## [COLLECTED MATERIAL]
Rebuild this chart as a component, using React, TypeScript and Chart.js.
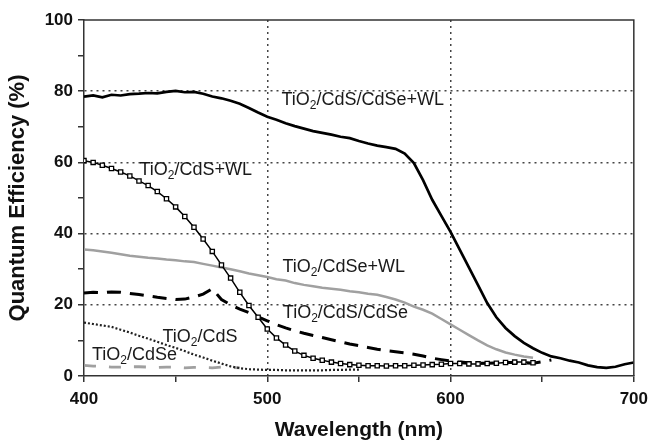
import React, { useEffect, useRef } from "react";
import { Chart, registerables } from "chart.js";

Chart.register(...registerables);

const wavelengths = [
  400, 405, 410, 415, 420, 425, 430, 435, 440, 445, 450, 455, 460, 465, 470, 475, 480, 485, 490, 495,
  500, 505, 510, 515, 520, 525, 530, 535, 540, 545, 550, 555, 560, 565, 570, 575, 580, 585, 590, 595,
  600, 605, 610, 615, 620, 625, 630, 635, 640, 645, 650, 655, 660, 665, 670, 675, 680, 685, 690, 695, 700,
];

const seriesNames = [
  "TiO2/CdS/CdSe+WL",
  "TiO2/CdS+WL",
  "TiO2/CdSe+WL",
  "TiO2/CdS/CdSe",
  "TiO2/CdS",
  "TiO2/CdSe",
];

const cdsCdseWL = [
  78.5, 78.8, 78.3, 79, 78.8, 79.2, 79.3, 79.5, 79.4, 79.8, 80.1, 79.7, 79.8, 79.3, 78.5, 78, 77.3, 76.5, 75.3, 74,
  72.8, 72, 71, 70.2, 69.5, 68.8, 68.3, 67.8, 67.2, 66.8, 66, 65.3, 64.7, 64.3, 63.8, 62.5, 59.8, 55, 49.5, 45,
  40.5, 35.5, 30.5, 25.5, 20.5, 16.5, 13.5, 11.2, 9.3, 7.8, 6.5, 5.5, 5, 4.3, 3.8, 3, 2.5, 2.3, 2.6, 3.3, 3.8,
];

const cdsWL = [
  60.5, 60, 59.2, 58.3, 57.3, 56.2, 54.8, 53.5, 51.8, 49.8, 47.5, 44.8, 41.8, 38.5, 35, 31.2, 27.5, 23.5, 19.8, 16.5,
  13.2, 10.7, 8.7, 7, 5.8, 5, 4.4, 3.9, 3.5, 3.2, 3, 2.9, 2.9, 2.8, 2.9, 2.9, 3, 3.1, 3.2, 3.3,
  3.5, 3.5, 3.4, 3.4, 3.5, 3.6, 3.8, 3.9, 3.9, 3.7,
];

const cdseWL = [
  35.5, 35.3, 35, 34.6, 34.2, 33.8, 33.5, 33.2, 33, 32.7, 32.5, 32.2, 32, 31.5, 31, 30.5, 30, 29.4, 28.8, 28.3,
  27.8, 27.2, 26.8, 26.1, 25.6, 25.2, 24.8, 24.5, 24.2, 23.8, 23.5, 23.1, 22.8, 22.2, 21.5, 20.6, 19.5, 18.6, 17.5, 16,
  14.5, 13, 11.5, 10, 8.6, 7.5, 6.6, 6, 5.5, 5.1,
];

const cdsCdse = [
  23.3, 23.5, 23.4, 23.6, 23.5, 23.2, 22.9, 22.5, 22.1, 21.8, 21.5, 21.6,
  22.2, 23, 24.5, 21.5, 20, 18.8, 17.8, 16.6, 15.5, 14.4, 13.5, 12.7,
  12, 11.4, 10.8, 10.2, 9.6, 9, 8.5, 8, 7.5, 7.1, 6.8, 6.5,
  6.1, 5.6, 5, 4.6, 4.2, 3.9, 3.7, 3.6, 3.6, 3.7, 3.8, 3.8,
  3.7, 3.6, 4, 4.5,
];

const cds = [
  15, 14.6, 14.2, 13.8, 13, 12.2, 11.3, 10.5, 9.6, 8.7, 7.9,
  7, 6, 5.2, 4.3, 3.5, 2.7, 2.2, 1.9, 1.8, 1.7,
  1.7, 1.6, 1.6, 1.6, 1.6, 1.6, 1.7, 1.7, 1.8, 1.8,
];

const cdse = [3, 2.8, 2.7, 2.5, 2.5, 2.6, 2.6, 2.5, 2.4, 2.5, 2.5, 2.3, 2.4, 2.4, 2.3, 2.5, 2.4, 2.3];

const xMajorTicks = [400, 500, 600, 700];
const yMajorTicks = [0, 20, 40, 60, 80, 100];

const toPoints = (vals: number[]) => vals.map((v, i) => ({ x: wavelengths[i], y: v }));

const FONT = '"Liberation Sans", Arial, Helvetica, sans-serif';

// label anchors in data coordinates (wavelength, efficiency)
const labelAnchors: [number, number][] = [
  [507.7, 77.5],
  [430.3, 57.9],
  [508.3, 30.6],
  [508.5, 17.7],
  [442.8, 11],
  [404.3, 5.9],
];

function drawSubLabel(ctx: CanvasRenderingContext2D, x: number, y: number, text: string) {
  const head = text.slice(0, 3);
  const sub = text.slice(3, 4);
  const rest = text.slice(4);
  ctx.fillStyle = "#1a1a1a";
  ctx.textBaseline = "middle";
  ctx.textAlign = "left";
  ctx.font = `18px ${FONT}`;
  ctx.fillText(head, x, y);
  let w = ctx.measureText(head).width;
  ctx.font = `12px ${FONT}`;
  ctx.fillText(sub, x + w, y + 6);
  w += ctx.measureText(sub).width;
  ctx.font = `18px ${FONT}`;
  ctx.fillText(rest, x + w, y);
}

const annotPlugin = {
  id: "annotPlugin",
  afterDatasetsDraw(chart: any) {
    const { ctx, chartArea, scales } = chart;
    ctx.save();
    ctx.strokeStyle = "#333";
    ctx.lineWidth = 1.5;
    ctx.setLineDash([]);
    ctx.beginPath();
    ctx.moveTo(chartArea.left, chartArea.top);
    ctx.lineTo(chartArea.right, chartArea.top);
    ctx.lineTo(chartArea.right, chartArea.bottom);
    ctx.stroke();
    labelAnchors.forEach(([wl, v], i) => {
      drawSubLabel(ctx, scales.x.getPixelForValue(wl), scales.y.getPixelForValue(v), seriesNames[i]);
    });
    ctx.restore();
  },
};

export default function App() {
  const ref = useRef<HTMLCanvasElement | null>(null);

  useEffect(() => {
    if (!ref.current) return;
    const chart = new Chart(ref.current, {
      type: "line",
      data: {
        datasets: [
          {
            label: seriesNames[0],
            data: toPoints(cdsCdseWL),
            borderColor: "#000",
            borderWidth: 2.7,
            pointRadius: 0,
          },
          {
            label: seriesNames[1],
            data: toPoints(cdsWL),
            borderColor: "#000",
            borderWidth: 1.5,
            pointStyle: "rect",
            pointRadius: 3,
            pointBorderWidth: 1.3,
            pointBorderColor: "#000",
            pointBackgroundColor: "#fff",
          },
          {
            label: seriesNames[2],
            data: toPoints(cdseWL),
            borderColor: "#a0a0a0",
            borderWidth: 2.5,
            pointRadius: 0,
          },
          {
            label: seriesNames[3],
            data: toPoints(cdsCdse),
            borderColor: "#000",
            borderWidth: 3,
            borderDash: [14, 9],
            pointRadius: 0,
          },
          {
            label: seriesNames[4],
            data: toPoints(cds),
            borderColor: "#222",
            borderWidth: 2.2,
            borderDash: [2, 2],
            pointRadius: 0,
          },
          {
            label: seriesNames[5],
            data: toPoints(cdse),
            borderColor: "#a0a0a0",
            borderWidth: 2.8,
            borderDash: [12, 13],
            pointRadius: 0,
          },
        ],
      },
      options: {
        animation: false,
        responsive: true,
        maintainAspectRatio: false,
        layout: { padding: { top: 20, right: 17, left: 0, bottom: 0 } },
        plugins: { legend: { display: false }, tooltip: { enabled: false } },
        elements: { line: { tension: 0 } },
        scales: {
          x: {
            type: "linear",
            min: 400,
            max: 700,
            afterFit: (s: any) => {
              s.height = 65;
            },
            ticks: {
              stepSize: 50,
              autoSkip: false,
              maxRotation: 0,
              padding: 7,
              color: "#111",
              font: { family: FONT, size: 17, weight: "bold" },
              callback: (v: any) => (xMajorTicks.includes(Number(v)) ? String(v) : ""),
            },
            grid: {
              color: (c: any) =>
                c.tick && (c.tick.value === 500 || c.tick.value === 600) ? "#444" : "rgba(0,0,0,0)",
              lineWidth: 1.5,
              tickColor: "#333",
              tickLength: 6,
              tickWidth: 1.5,
              tickBorderDash: [],
            },
            border: { display: true, color: "#333", width: 1.5, dash: [2, 4] },
            title: {
              display: true,
              text: "Wavelength (nm)",
              color: "#111",
              font: { family: FONT, size: 21, weight: "bold", lineHeight: 1 },
              padding: { top: 0, bottom: 0 },
            },
          },
          y: {
            min: 0,
            max: 100,
            afterFit: (s: any) => {
              s.width = 84;
            },
            ticks: {
              stepSize: 10,
              autoSkip: false,
              padding: 5,
              color: "#111",
              font: { family: FONT, size: 17, weight: "bold" },
              callback: (v: any) => (yMajorTicks.includes(Number(v)) ? String(v) : ""),
            },
            grid: {
              color: (c: any) =>
                c.tick && c.tick.value % 20 === 0 && c.tick.value > 0 && c.tick.value < 100
                  ? "#444"
                  : "rgba(0,0,0,0)",
              lineWidth: 1.5,
              tickColor: "#333",
              tickLength: 6,
              tickWidth: 1.5,
              tickBorderDash: [],
            },
            border: { display: true, color: "#333", width: 1.5, dash: [2, 4] },
            title: {
              display: true,
              text: "Quantum Efficiency (%)",
              color: "#111",
              font: { family: FONT, size: 22, weight: "bold", lineHeight: 1 },
              padding: { top: 7, bottom: 0 },
            },
          },
        },
      },
      plugins: [annotPlugin],
    });
    return () => chart.destroy();
  }, []);

  return (
    <div style={{ position: "fixed", left: 0, top: 0, width: 655, height: 441, background: "#fff" }}>
      <canvas ref={ref} />
    </div>
  );
}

## [WHAT YOU NEED TO DO]
Begin at the first line of the data above and repeat each line exactly, stopping after the line containing "Chart.register(...registerables);". Omit the pictures.

## [RESULT OF THE TASK]
Rebuild this chart as a component, using React, TypeScript and Chart.js.
import React, { useEffect, useRef } from "react";
import { Chart, registerables } from "chart.js";

Chart.register(...registerables);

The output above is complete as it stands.